Pooling layers perform downsampling operations to reduce the spatial dimensions of feature maps. These layers serve multiple crucial functions within CNN architecture:

1. Dimensionality reduction: Pooling decreases the number of parameters and computations in the network, making it more efficient.
2. Spatial invariance: By summarizing features in a region, pooling makes the network less sensitive to slight translations in the input.
3. Feature abstraction: Pooling helps the network focus on the most salient features while discarding less important details.

The most common pooling techniques include:

• Max pooling: Selects the maximum value from each region, effectively highlighting the strongest features
• Average pooling: Calculates the average value in each region, providing a smoother representation
• Global pooling: Reduces each feature map to a single value, often used before fully connected layers

Max pooling has become particularly popular because it tends to capture the most prominent features while discarding noise, thereby improving the network’s generalization capabilities.

Putting It All Together

A typical CNN architecture combines these components in sequence—convolutional layers followed by activation functions (like ReLU) and pooling layers. These building blocks are stacked multiple times, gradually transforming the input into increasingly abstract representations. The final layers usually consist of fully connected layers that perform classification or regression based on the extracted features.
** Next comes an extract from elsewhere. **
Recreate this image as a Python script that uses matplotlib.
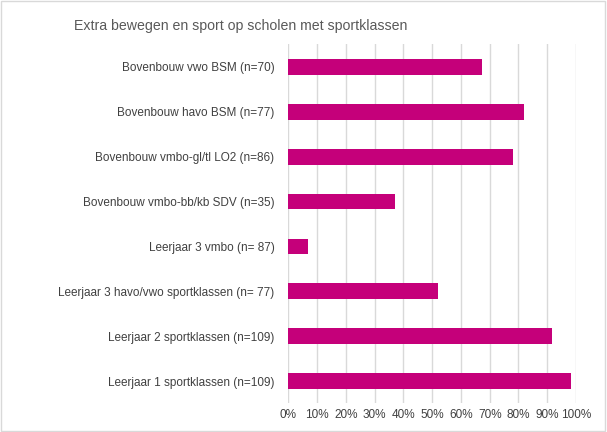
import matplotlib.pyplot as plt
from matplotlib.ticker import PercentFormatter
from matplotlib.patches import Rectangle

plt.rcParams['font.family'] = ['Liberation Sans', 'DejaVu Sans']

categories = [
    'Bovenbouw vwo BSM (n=70)',
    'Bovenbouw havo BSM (n=77)',
    'Bovenbouw vmbo-gl/tl LO2 (n=86)',
    'Bovenbouw vmbo-bb/kb SDV (n=35)',
    'Leerjaar 3 vmbo (n= 87)',
    'Leerjaar 3 havo/vwo sportklassen (n= 77)',
    'Leerjaar 2 sportklassen (n=109)',
    'Leerjaar 1 sportklassen (n=109)',
]
values = [0.672, 0.819, 0.78, 0.371, 0.068, 0.519, 0.916, 0.983]

fig = plt.figure(figsize=(6.07, 4.32), dpi=100)
ax = fig.add_axes([0.475, 0.066, 0.474, 0.831])

ypos = list(range(len(categories)))
ax.barh(ypos, values, height=0.35, color='#C5007A', zorder=3)
ax.set_yticks(ypos)
ax.set_yticklabels(categories)
ax.set_ylim(len(categories) - 0.5, -0.5)

ax.set_xlim(0, 1)
ax.set_xticks([i / 10 for i in range(11)])
ax.xaxis.set_major_formatter(PercentFormatter(1.0, decimals=0))
ax.grid(axis='x', color='#D9D9D9', linewidth=1, zorder=0)

for s in ax.spines.values():
    s.set_visible(False)
ax.tick_params(axis='both', length=0, labelsize=8.5, colors='#404040')
ax.tick_params(axis='y', pad=10)
ax.tick_params(axis='x', pad=4)

# title is drawn a bit condensed in the original
fig.text(0.396, 0.94, 'Extra bewegen en sport op scholen met sportklassen',
         ha='center', va='center', fontsize=10.2, color='#595959')

fig.patches.append(Rectangle((0.002, 0.002), 0.995, 0.995, transform=fig.transFigure,
                             fill=False, edgecolor='#D9D9D9', linewidth=1))

fig.savefig('out.png', dpi=100)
Therefore, the power of CNNs comes from their ability to automatically learn hierarchical feature representations directly from data. Early layers capture local patterns like edges, middle layers detect arrangements of these patterns, and deeper layers recognize complex objects by combining simpler features.

FAQs:

 

1. Why use CNNs instead of fully connected networks for image processing?
CNNs leverage spatial locality through weight sharing, drastically reducing parameters while preserving spatial relationships in data. Additionally, CNNs naturally handle the 2D structure of images, unlike fully connected networks which flatten spatial information.

2. How do I choose the right kernel size for my CNN?
Smaller kernels (3×3) generally work well for detecting fine-grained features and allow for deeper networks with fewer parameters. Larger kernels may be beneficial when you need to capture wider spatial context. Most modern architectures favor stacking multiple small kernels rather than using single large ones.
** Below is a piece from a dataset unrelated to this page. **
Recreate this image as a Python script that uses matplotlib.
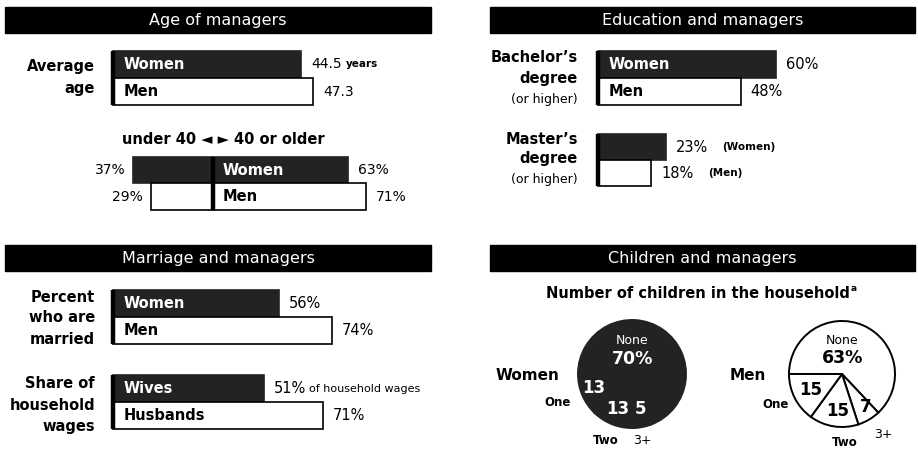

3. What’s the difference between valid and same padding?
Valid padding applies no padding, resulting in output dimensions smaller than the input. Same padding adds enough zeros around the borders to ensure the output dimensions match the input dimensions. Same padding helps maintain spatial information throughout the network.

4. How do stride and pooling differ since both can downsample?
While both reduce dimensions, stride is part of the convolution operation and affects how features are detected. Pooling occurs after convolution and summarizes existing features. Stride downsampling preserves more parameters in the network, while pooling reduces parameters more aggressively.
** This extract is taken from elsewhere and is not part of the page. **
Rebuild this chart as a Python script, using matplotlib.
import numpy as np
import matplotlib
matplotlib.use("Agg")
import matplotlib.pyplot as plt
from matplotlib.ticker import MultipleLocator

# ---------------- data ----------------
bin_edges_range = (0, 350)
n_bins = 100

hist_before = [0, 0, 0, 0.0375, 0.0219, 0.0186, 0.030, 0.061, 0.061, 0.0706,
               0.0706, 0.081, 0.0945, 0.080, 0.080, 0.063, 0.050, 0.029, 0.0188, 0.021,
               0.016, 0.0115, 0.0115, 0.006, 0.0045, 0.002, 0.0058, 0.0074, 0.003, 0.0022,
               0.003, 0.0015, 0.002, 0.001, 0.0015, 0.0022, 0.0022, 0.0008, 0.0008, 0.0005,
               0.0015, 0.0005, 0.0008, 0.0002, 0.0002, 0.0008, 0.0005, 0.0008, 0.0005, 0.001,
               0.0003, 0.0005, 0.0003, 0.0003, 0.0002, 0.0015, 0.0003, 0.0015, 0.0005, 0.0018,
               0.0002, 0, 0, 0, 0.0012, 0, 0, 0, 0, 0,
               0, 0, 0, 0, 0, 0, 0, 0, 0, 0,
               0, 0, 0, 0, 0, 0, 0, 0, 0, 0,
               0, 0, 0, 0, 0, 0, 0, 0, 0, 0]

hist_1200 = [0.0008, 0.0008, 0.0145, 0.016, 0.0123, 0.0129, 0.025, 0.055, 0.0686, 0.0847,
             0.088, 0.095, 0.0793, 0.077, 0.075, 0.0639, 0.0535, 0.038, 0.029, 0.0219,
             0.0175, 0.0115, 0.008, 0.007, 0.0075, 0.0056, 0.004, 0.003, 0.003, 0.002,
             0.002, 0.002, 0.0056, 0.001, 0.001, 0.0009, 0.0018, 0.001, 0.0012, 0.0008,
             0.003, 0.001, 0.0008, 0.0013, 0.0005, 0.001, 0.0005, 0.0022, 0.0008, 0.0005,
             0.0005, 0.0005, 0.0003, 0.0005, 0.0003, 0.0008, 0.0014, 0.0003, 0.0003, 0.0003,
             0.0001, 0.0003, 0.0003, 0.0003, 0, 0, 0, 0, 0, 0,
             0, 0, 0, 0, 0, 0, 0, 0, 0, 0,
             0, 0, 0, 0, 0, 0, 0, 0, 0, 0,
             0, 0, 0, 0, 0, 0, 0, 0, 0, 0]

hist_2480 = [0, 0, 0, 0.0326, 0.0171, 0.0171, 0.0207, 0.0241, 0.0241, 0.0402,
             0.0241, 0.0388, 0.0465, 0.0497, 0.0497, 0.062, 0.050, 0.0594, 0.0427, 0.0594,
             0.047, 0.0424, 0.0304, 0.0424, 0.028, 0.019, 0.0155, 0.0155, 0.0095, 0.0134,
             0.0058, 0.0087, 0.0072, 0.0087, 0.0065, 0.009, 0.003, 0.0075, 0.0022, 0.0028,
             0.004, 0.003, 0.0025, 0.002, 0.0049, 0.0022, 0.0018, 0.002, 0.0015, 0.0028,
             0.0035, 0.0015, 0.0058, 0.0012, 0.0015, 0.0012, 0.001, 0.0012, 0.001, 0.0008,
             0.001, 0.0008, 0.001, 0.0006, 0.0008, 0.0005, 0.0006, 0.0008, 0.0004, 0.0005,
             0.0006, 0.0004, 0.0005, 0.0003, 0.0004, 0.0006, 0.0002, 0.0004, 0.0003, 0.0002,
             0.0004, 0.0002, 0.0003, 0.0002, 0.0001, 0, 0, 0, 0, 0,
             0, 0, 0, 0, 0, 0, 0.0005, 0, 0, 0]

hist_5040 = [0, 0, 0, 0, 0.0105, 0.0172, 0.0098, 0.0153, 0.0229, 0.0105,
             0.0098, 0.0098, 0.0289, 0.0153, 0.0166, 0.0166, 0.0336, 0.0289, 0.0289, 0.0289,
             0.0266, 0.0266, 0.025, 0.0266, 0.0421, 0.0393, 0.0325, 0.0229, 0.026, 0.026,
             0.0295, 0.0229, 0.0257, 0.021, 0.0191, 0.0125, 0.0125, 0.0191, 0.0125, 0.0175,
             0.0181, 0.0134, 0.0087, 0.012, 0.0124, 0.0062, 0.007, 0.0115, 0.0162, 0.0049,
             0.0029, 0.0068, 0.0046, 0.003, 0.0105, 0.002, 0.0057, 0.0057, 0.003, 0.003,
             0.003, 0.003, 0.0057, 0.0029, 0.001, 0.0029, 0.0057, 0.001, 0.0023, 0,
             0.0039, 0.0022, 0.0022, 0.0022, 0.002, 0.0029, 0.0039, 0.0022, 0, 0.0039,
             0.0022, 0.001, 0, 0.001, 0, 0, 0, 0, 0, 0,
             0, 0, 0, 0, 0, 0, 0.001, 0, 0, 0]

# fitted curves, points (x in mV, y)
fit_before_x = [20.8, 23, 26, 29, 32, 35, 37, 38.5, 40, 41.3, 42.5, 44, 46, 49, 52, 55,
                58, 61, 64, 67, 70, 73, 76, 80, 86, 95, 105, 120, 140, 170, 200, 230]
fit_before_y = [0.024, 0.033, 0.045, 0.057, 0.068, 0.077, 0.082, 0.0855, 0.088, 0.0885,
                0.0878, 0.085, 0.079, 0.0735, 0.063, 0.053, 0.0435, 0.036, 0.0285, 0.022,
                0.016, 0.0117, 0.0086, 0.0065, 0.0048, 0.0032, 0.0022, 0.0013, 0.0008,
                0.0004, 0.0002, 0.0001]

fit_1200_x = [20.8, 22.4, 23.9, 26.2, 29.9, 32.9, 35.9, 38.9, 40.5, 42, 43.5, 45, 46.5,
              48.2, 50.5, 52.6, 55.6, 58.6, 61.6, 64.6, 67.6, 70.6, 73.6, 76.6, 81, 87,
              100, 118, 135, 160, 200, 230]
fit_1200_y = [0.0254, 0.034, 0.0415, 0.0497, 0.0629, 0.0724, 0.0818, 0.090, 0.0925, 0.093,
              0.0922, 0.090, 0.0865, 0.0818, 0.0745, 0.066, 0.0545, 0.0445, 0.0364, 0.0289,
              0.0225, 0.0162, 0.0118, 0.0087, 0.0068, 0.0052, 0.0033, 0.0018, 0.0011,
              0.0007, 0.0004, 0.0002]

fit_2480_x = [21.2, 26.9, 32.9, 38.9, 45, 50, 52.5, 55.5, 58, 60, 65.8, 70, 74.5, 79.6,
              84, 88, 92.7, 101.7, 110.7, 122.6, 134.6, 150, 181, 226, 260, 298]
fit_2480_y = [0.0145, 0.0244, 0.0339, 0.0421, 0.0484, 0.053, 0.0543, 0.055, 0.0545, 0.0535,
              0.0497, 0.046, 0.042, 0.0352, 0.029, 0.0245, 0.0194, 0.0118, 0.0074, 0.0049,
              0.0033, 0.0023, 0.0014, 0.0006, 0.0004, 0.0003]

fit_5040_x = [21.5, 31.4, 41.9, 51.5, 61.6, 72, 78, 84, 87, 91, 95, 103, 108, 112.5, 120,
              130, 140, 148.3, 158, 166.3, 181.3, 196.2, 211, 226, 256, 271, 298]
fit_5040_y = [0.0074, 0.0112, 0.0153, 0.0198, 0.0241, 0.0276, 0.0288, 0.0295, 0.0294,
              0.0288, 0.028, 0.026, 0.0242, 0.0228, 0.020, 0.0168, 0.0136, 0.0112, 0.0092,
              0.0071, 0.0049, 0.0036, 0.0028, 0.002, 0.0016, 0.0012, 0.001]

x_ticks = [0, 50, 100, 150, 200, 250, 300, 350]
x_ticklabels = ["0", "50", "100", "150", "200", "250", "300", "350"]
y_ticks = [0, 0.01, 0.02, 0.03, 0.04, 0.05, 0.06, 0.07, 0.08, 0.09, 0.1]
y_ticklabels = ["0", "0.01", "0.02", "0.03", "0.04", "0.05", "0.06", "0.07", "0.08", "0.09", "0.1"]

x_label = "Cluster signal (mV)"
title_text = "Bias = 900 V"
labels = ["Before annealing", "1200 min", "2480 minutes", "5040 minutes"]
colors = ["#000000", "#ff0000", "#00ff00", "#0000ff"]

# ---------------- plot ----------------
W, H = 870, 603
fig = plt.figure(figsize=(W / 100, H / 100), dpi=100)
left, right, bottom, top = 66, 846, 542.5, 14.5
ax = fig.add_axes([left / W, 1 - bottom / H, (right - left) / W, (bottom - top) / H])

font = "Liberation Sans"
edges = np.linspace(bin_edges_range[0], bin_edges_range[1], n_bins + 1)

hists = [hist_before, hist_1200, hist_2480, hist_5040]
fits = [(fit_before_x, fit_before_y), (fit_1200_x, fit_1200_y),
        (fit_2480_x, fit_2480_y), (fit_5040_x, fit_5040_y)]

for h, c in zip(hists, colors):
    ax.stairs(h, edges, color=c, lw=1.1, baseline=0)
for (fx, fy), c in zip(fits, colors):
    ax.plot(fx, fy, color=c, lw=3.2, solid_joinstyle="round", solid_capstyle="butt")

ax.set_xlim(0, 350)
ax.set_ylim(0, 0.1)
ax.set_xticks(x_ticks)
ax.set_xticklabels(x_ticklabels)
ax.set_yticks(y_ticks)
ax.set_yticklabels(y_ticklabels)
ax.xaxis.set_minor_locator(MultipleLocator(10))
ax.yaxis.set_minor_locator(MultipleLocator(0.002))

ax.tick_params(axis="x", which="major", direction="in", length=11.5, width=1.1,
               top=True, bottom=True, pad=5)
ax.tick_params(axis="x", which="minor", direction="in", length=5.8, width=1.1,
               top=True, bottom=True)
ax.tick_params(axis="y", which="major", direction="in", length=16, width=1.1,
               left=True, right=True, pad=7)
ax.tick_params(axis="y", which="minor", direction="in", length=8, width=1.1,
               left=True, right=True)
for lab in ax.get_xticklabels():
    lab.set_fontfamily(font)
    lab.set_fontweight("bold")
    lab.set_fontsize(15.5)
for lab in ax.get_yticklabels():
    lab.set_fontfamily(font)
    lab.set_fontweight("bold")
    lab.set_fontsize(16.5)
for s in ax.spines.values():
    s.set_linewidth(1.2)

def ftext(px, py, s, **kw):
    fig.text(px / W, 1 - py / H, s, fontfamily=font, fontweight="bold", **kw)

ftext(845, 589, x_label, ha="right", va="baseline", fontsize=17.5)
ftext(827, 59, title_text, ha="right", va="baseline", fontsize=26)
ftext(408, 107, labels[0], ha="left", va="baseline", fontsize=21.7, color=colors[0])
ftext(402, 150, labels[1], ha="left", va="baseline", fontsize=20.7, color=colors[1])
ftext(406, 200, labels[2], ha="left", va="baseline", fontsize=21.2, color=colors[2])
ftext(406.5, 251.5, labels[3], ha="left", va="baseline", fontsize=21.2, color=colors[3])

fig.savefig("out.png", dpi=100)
5. Can CNNs process data other than images?
Absolutely! Though originally designed for images, CNNs effectively process any data with grid-like topology. They’re successfully used for audio spectrograms, time series data, and even natural language processing when data is structured appropriately.

6. Why do we need activation functions between convolutional layers?
Activation functions introduce non-linearity into the network. Without them, multiple convolutional layers would simply compute a linear transformation of the input, limiting the network’s ability to learn complex patterns. ReLU is commonly used as it speeds up training while preventing vanishing gradient problems.

7. How have CNNs evolved beyond the basic architecture described here?
Modern CNN architectures have introduced innovations like residual connections (ResNet), inception modules (GoogLeNet), depthwise separable convolutions (MobileNet), and attention mechanisms. These advancements have made CNNs more efficient, deeper, and capable of handling increasingly complex tasks.